The Company’s Fourth-Quarter Performance Was Strong
In its report, evoke, which is the company behind famous gaming brands, such as 888, William Hill, and Mr Green, said that the final quarter of 2025 was also the strongest for the entire year. Revenue for the quarter reached GBP 464 million ($638.6 million), marking an increase of 7% quarter-on-quarter. However, the quarterly revenue also marked a 3% decrease year-on-year, which the operator attributed to friendly sporting results in Q4 2024.
Speaking of sporting results, the company’s Q4 betting revenue experienced a 22% year-on-year decline due to tough comparisons with 2024. This decline, however, was offset by a 9% YOY increase in gaming revenue. According to evoke, all of its divisions experienced favorable gaming growth, with 888casino returning to growth in the UK.

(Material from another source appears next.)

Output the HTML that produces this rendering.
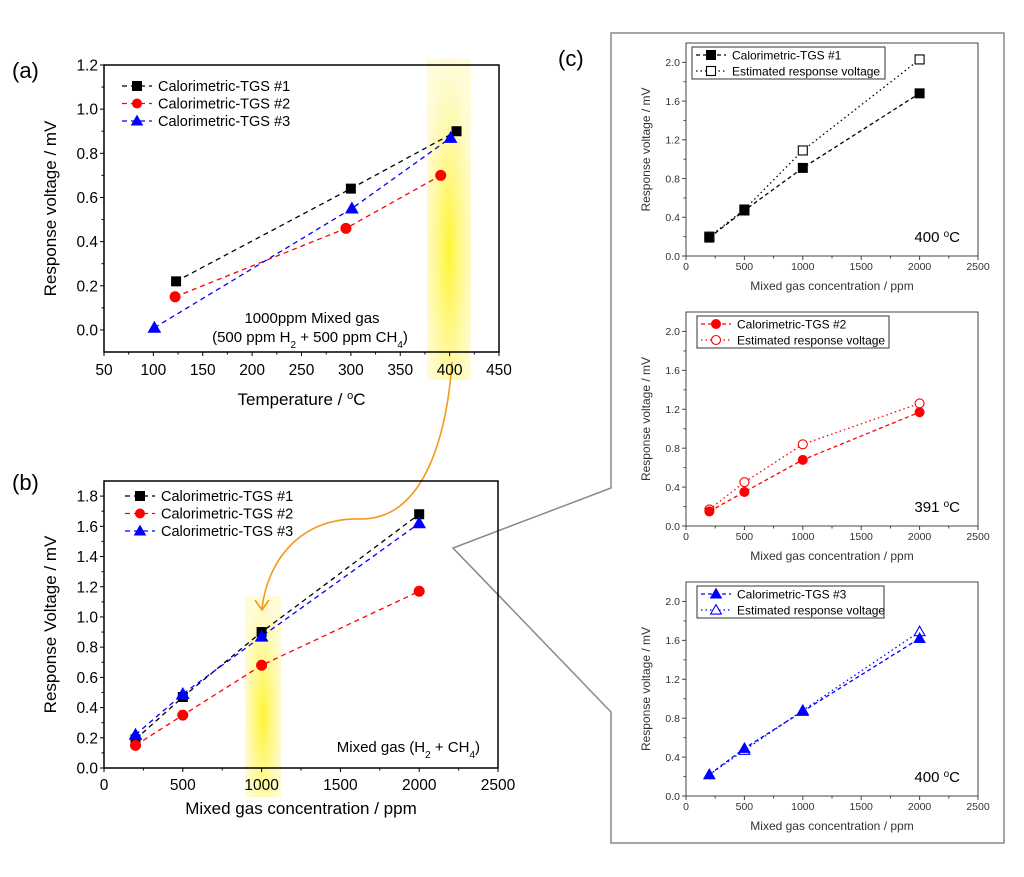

The company elaborated that its retail business experienced growth of 10% YOY, while the international segment increased by 14% YOY.
Evoke added that, based on these results, it expects FY 2025 revenue to reach approximately GBP 1.8 billion ($2.5 billion). This figure would mark an increase of 2% YOY, highlighting evoke’s focus on increasing its profitability and cutting costs.
In the meantime, evoke said that it expects adjusted EBITDA in the range of GBP 355-360 million ($489-496 million) for the year, which would imply an increase of 14-15%, aligning with earlier forecasts and goals.
Evoke Was Disappointed with the New UK Budget
In its official release, evoke added that its board continues the review of the company’s strategic options and evaluation of shareholder-maximizing alternatives. One of these options could include a potential sale of the group or some of its assets to a third party.
Evoke said that it will release the results of the review at a later date, followed by the company’s official FY 2025 report.
In any case, Per Widerström, the company’s chief executive officer, was pleased with the Q4 progress and evoke’s success in pursuing its strategic initiatives. He said that the company’s focus on its core markets continued to deliver strong results and said that Italy and Denmark delivered record quarterly revenues in Q4. Widerström was similarly pleased with the strong start to 2026.
However, Widerström and his team were let down by the recent UK Budget, which “dealt a significant blow” to the British gaming industry and, according to evoke’s leadership, is likely to spur further black-market growth.
As a result, evoke is now focused on mitigating the negative impact of the new budget. Widerström said: “We have moved quickly and decisively to execute on our mitigation plans, including the closure of retail stores that are no longer sustainable as well as broader cost savings, and we will update shareholders on our progress and updated strategic plan in due course.”